Another year sneaking past me.
- Yoland Skeete

- Dec 15, 2025
- 2 min read
12/14/2025
It’s so typical to write about this time of year, simply because it is "this" time of year. Everyone—or most everyone—is excited, whether they want “it” to be here or not, whether they’re happy or desperately miserable, excited for good, or for bad. All Christians have a strong feeling about this season, and because the world has so many Christians, that atmosphere spreads to cover the globe like a cloud. But even beyond Christianity—no matter what religion you are, or even if you claim none—there is something that makes the human being feel this time of year, either religiously or sensually: the earlier darkness, the sharp air, the pull toward light in windows, candles, music, gatherings, memories, and longing. There are no more Santa Clauses like we were told as kids. Santa died sometime during our move toward adulthood—our move out of diapers, our move out of grade school—into the awesome reality that the world is “shit.”
So the season becomes double-edged: it glitters and it aches. It asks for joy, and it also exposes the gap between the story we were given and the life we’ve learned to recognize.
Mix these in to whatever political situation we are experiencing, Gaza, Ukraine, Pakistan, so many parts of Africa and I ask myself why are we celebrating anything? I go to the grocery, to Ikea, to Kohls, to the internet to shop for things to have in the house on Christmas Day because it is the first time I will be celebrating Xmas the way my parents and their parents did. It has been over 25 years yet here I am pulling together a family day to recreate the closeness that we always forced into the day from all the times of my life until I became an adult and went into the world only to discover I am right back where I started “wanting to feel family”...
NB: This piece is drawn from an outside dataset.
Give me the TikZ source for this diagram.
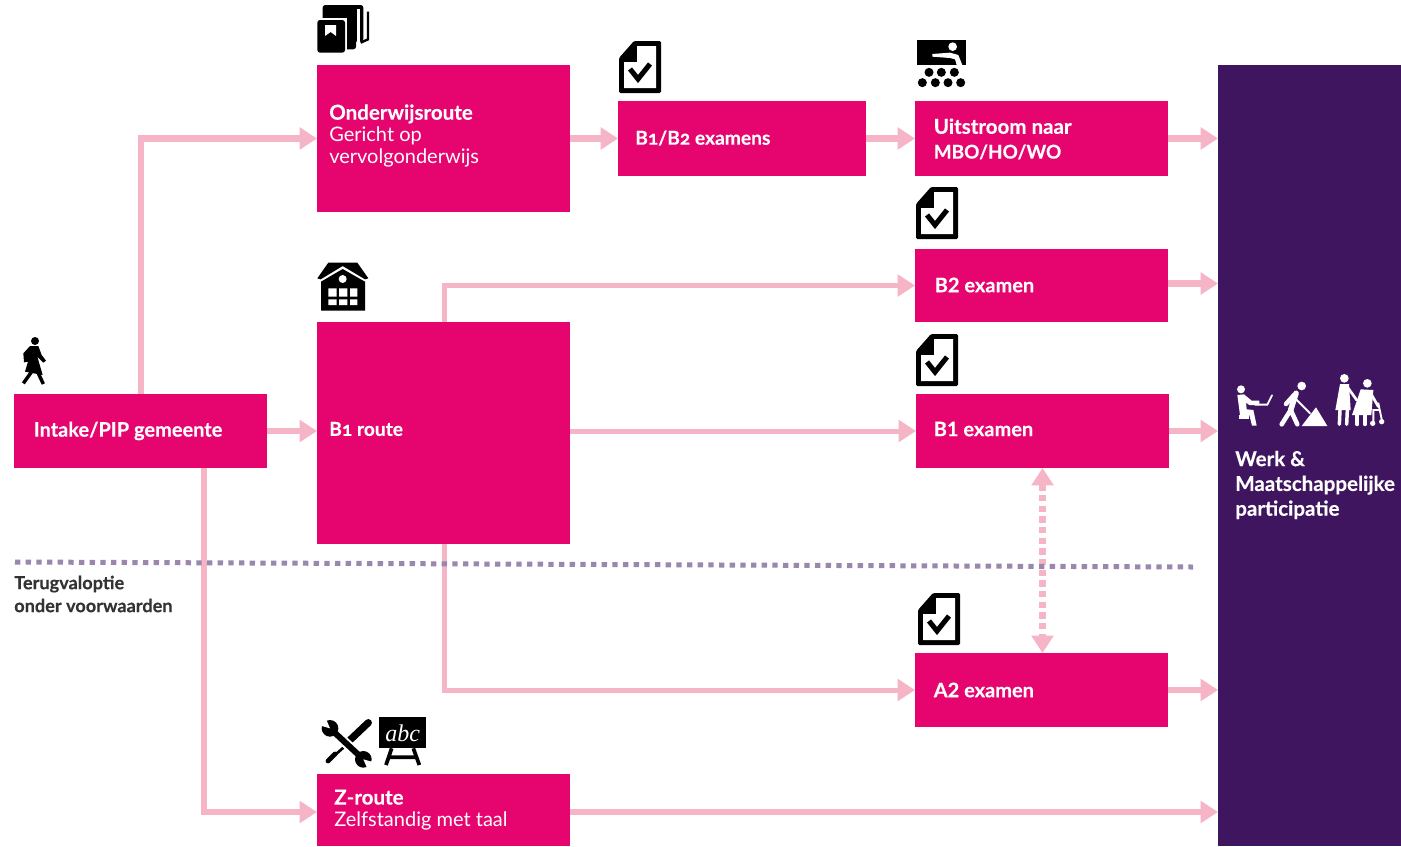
\documentclass[tikz,border=0pt]{standalone}
\usepackage{fontspec}
\setmainfont{Lato}[BoldFeatures={FakeBold=0.25}]
\newfontfamily\oldnum[Numbers=OldStyle,BoldFeatures={FakeBold=0.25}]{Lato}
\newfontfamily\abcfont{Liberation Serif}
\usetikzlibrary{arrows.meta}
\definecolor{rosered}{HTML}{E6056F}
\definecolor{deeppurple}{HTML}{3F1560}
\definecolor{palepink}{HTML}{F5B5C6}
\definecolor{dotpurple}{HTML}{9A86AE}
\definecolor{darktext}{HTML}{333333}
\tikzset{
  x=.75pt,y=-.75pt,
  procbox/.style={fill=rosered,draw=none,anchor=north west,inner sep=0pt,outer sep=0pt},
  werkbox/.style={fill=deeppurple,draw=none,anchor=north west,inner sep=0pt,outer sep=0pt},
  lbl/.style={anchor=west,inner sep=0pt,text=white,align=left,font=\fontsize{15}{16.6}\selectfont},
  lblwide/.style={lbl,font=\fontsize{15.4}{16.6}\selectfont},
  lblnum/.style={lbl,font=\fontsize{14.4}{16.6}\selectfont},
  note/.style={anchor=west,inner sep=0pt,text=darktext,align=left,font=\fontsize{13.6}{17.2}\selectfont\bfseries},
  flow/.style={draw=palepink,line width=4.9pt,-{Triangle[length=13pt,width=16pt]}},
  flowthin/.style={flow,line width=3.75pt},
  exchange/.style={draw=palepink,line width=5pt,dash pattern=on 4.7pt off 3.3pt,{Triangle[length=13pt,width=16pt]}-{Triangle[length=13pt,width=16pt]}},
  divider/.style={draw=dotpurple,line width=3.75pt,dash pattern=on 4pt off 4pt},
  doccheck/.pic={
    \fill[black,rounded corners=1pt] (15,0)--(42,0)--(42,52)--(0,52)--(0,17)--cycle;
    \fill[white] (18,5)--(37,5)--(37,47)--(5,47)--(5,21)--(18,21)--cycle;
    \draw[black,line width=3.8pt,line join=miter] (11,28)--(19,38)--(31,23);
  },
  zoomunits/.style={x=.25pt,y=-.25pt},
}
\begin{document}
\begin{tikzpicture}
\useasboundingbox (0,0) rectangle (1401,846);
\clip (0,0) rectangle (1401,846);
% boxes
\node[procbox,minimum width=189.75pt,minimum height=55.5pt] (intake) at (14,394) {};
\node[procbox,minimum width=189.75pt,minimum height=110.25pt] (onderwijs) at (317,65) {};
\node[procbox,minimum width=186pt,minimum height=56.25pt] (bexam) at (618,101) {};
\node[procbox,minimum width=189.75pt,minimum height=56.25pt] (uitstroom) at (915,101) {};
\node[procbox,minimum width=189.75pt,minimum height=54.75pt] (btwo) at (915,249) {};
\node[procbox,minimum width=189.75pt,minimum height=166.5pt] (bone) at (317,322) {};
\node[procbox,minimum width=189.75pt,minimum height=55.5pt] (boneex) at (916,394) {};
\node[procbox,minimum width=189.75pt,minimum height=55.5pt] (atwo) at (915,653) {};
\node[procbox,minimum width=189.75pt,minimum height=54pt] (zroute) at (317,774) {};
\node[werkbox,minimum width=137.25pt,minimum height=585.75pt] (werk) at (1218,65) {};
% labels
\node[lbl] (lintake) at (33.5,431) {\bfseries Intake/PIP gemeente};
\node[lbl] (londer) at (329,136) {\textbf{\fontsize{15.4}{16.6}\selectfont Onderwijsroute}\\Gericht op\\vervolgonderwijs};
\node[lblnum] (lbexam) at (635,138) {\bfseries\oldnum B1/B2 examens};
\node[lblwide] (luit) at (933.5,139) {\bfseries Uitstroom naar\\[2pt]\bfseries\fontsize{14.2}{16.6}\selectfont MBO/HO/WO};
\node[lbl] (lbtwo) at (934.5,285) {\bfseries B2 examen};
\node[lblnum] (lbone) at (329,429) {\bfseries\oldnum B1 route};
\node[lbl] (lboneex) at (933.5,429) {\bfseries B1 examen};
\node[lbl] (latwo) at (933.5,690) {\bfseries A2 examen};
\node[lbl] (lz) at (334,810) {\textbf{\fontsize{15.4}{16.6}\selectfont Z-route}\\Zelfstandig met taal};
\node[lblwide] (lwerk) at (1235,485) {\bfseries Werk \&\\[2pt]\bfseries Maatschappelijke\\[2pt]\bfseries participatie};
\node[note] (lterug) at (14,594) {Terugvaloptie\\onder voorwaarden};
% connectors
\coordinate (upstart) at (141,394);
\coordinate (downstart) at (204,468);
\coordinate (btop) at (444,322);
\coordinate (bbottom) at (444,544);
\coordinate (dotl) at (15,562);
\coordinate (dotr) at (1193,567);
\draw[flow] (upstart) |- (onderwijs.west);
\draw[flow] (intake.east) -- (intake.east -| bone.west);
\draw[flow] (onderwijs.east) -- (bexam.west);
\draw[flow] (bexam.east) -- (uitstroom.west);
\draw[flow] (uitstroom.east) -- (uitstroom.east -| werk.west);
\draw[flowthin] (btop) |- (btwo.west);
\draw[flow] ([yshift=1.5pt]btwo.east) -- ([yshift=1.5pt]btwo.east -| werk.west);
\draw[flowthin] (boneex.west -| bone.east) -- (boneex.west);
\draw[flow] (boneex.east) -- (boneex.east -| werk.west);
\draw[flowthin] (bbottom) |- (atwo.west);
\draw[flow] (atwo.east) -- (atwo.east -| werk.west);
\draw[flow] (downstart) |- ([yshift=-1.5pt]zroute.west);
\draw[flow] ([yshift=-1.5pt]zroute.east) -- ([yshift=-1.5pt]zroute.east -| werk.west);
\draw[exchange] (boneex.south) -- (boneex.south |- atwo.north);
\draw[divider] (dotl) -- (dotr);
% document icons
\pic at (619,41) {doccheck};
\pic at (916,187) {doccheck};
\pic at (916,334) {doccheck};
\pic at (918,593) {doccheck};
% walking person
\begin{scope}[shift={(0,320)},zoomunits]
  \fill (105,63) circle (12);
  \fill (90,78)--(115,78)--(125,105)--(138,122)--(130,128)--(112,110)--(128,165)--(75,155)--(84,125)--(72,127)--(70,100)--cycle;
  \draw[line width=2.6pt] (95,155)--(70,190) (115,160)--(130,192);
\end{scope}
% books
\begin{scope}[shift={(300,0)},zoomunits]
  \draw[line width=1.8pt] (204,35)--(204,118)--(182,128);
  \fill[rounded corners=2pt] (68,15) rectangle (190,125);
  \fill[white] (170,28) rectangle (180,130);
  \fill[rounded corners=2pt] (75,25) rectangle (168,148);
  \fill[white] (46,54) rectangle (142,165);
  \fill[rounded corners=2pt] (52,60) rectangle (135,158);
  \fill[white] (75,75)--(108,75)--(108,108)--(92,96)--(75,108)--cycle;
\end{scope}
% house
\begin{scope}[shift={(300,255)},zoomunits]
  \fill (52,70)--(85,23)--(172,23)--(205,70)--(195,73)--(128,33)--(62,73)--cycle;
  \fill (63,167)--(63,80)--(128,42)--(195,80)--(195,167)--cycle;
  \fill[white] (128,72) circle (12);
  \fill[white] (85,100) rectangle (110,125) (117,100) rectangle (142,125) (150,100) rectangle (172,125);
  \fill[white] (85,133) rectangle (110,150) (117,133) rectangle (142,150) (150,133) rectangle (172,150);
\end{scope}
% teacher
\begin{scope}[shift={(900,30)},zoomunits]
  \fill (50,30) rectangle (198,105);
  \fill[white] (158,50) circle (13);
  \fill[white] (97,72)--(150,68)--(175,75)--(187,105)--(170,105)--(165,88)--(150,84)--(97,80)--cycle;
  \foreach \cx in {87,124,163} \fill (\cx,127) circle (13.5);
  \foreach \cx in {67,106,144,182} \fill (\cx,158) circle (13.5);
\end{scope}
% tools and board
\begin{scope}[shift={(300,700)},zoomunits]
  \draw[line width=5.4pt,line cap=round] (205,68)--(150,120);
  \draw[line width=2pt] (130,143)--(105,165);
  \draw[line width=3.6pt,line cap=round] (105,162)--(84,183);
  \draw[white,line width=7.4pt] (100,95)--(180,168);
  \draw[line width=4.5pt] (90,85)--(190,178);
  \fill (90,85) circle (25) (190,178) circle (25);
  \fill[white] (90,85)--(75,50)--(55,50)--(55,75)--cycle;
  \fill[white] (190,178)--(205,213)--(225,213)--(225,188)--cycle;
  \fill (238,50) rectangle (378,145);
  \draw[line width=2.8pt] (275,145)--(258,195) (340,145)--(358,195) (265,172)--(350,172);
  \node[inner sep=0pt,text=white,font=\abcfont\itshape\fontsize{18}{18}\selectfont] (abc) at (308,100) {abc};
\end{scope}
% participation figures
\begin{scope}[shift={(1210,360)},zoomunits,white,line cap=round]
  \fill (93,88) circle (12);
  \fill (82,105)--(102,103)--(125,122)--(148,122)--(148,135)--(118,135)--(108,128)--(110,148)--(130,150)--(140,197)--(126,197)--(118,165)--(90,165)--cycle;
  \fill (86,165) rectangle (118,176);
  \draw[line width=1.4pt] (135,134)--(172,134)--(186,106);
  \fill (275,78) circle (13);
  \draw[line width=4.2pt] (258,100)--(242,150);
  \draw[line width=3.4pt] (242,150)--(215,193) (242,150)--(262,193) (252,105)--(228,132);
  \draw[line width=1.4pt] (258,118)--(300,160);
  \fill (275,198)--(318,142)--(352,198)--cycle;
  \fill (403,55) circle (13);
  \fill (390,72)--(417,72)--(422,150)--(376,150)--cycle;
  \draw[line width=2.6pt] (390,150)--(388,193) (412,150)--(410,193);
  \draw[line width=2pt] (415,85)--(440,120);
  \fill (472,70) circle (13);
  \fill (452,88)--(490,90)--(484,165)--(426,165)--cycle;
  \draw[line width=2.8pt] (442,165)--(442,193) (465,165)--(465,193);
  \draw[line width=2pt] (485,105)--(505,140);
  \draw[line width=1.4pt] (505,130)--(515,178) (505,150)--(490,150)--(490,185);
  \fill (488,190) circle (8) (515,185) circle (8);
\end{scope}
\end{tikzpicture}
\end{document}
Thus, creating an ache in my body that I have to suppress from taking over, for the sake of the others who are also hoping to find, in this family gathering, that memory, that happiness, that camaraderie—that glue, that blood—that thread undeniably and irreversibly sewn deep into our psyche, something that cannot be removed. What the h---- is this? Why do I feel so out of control.
Then I give in and rush to make Xmas tree purchases: lights and glittery things to put on the tree, wrapping paper for the gifts and toys for the “grands” who are still too young to wake up. But deep inside me is a sadness that started a long time ago and will take me to my grave.
What the hell is this all about – years of studying religions and I still can’t find, can’t hold on to an answer.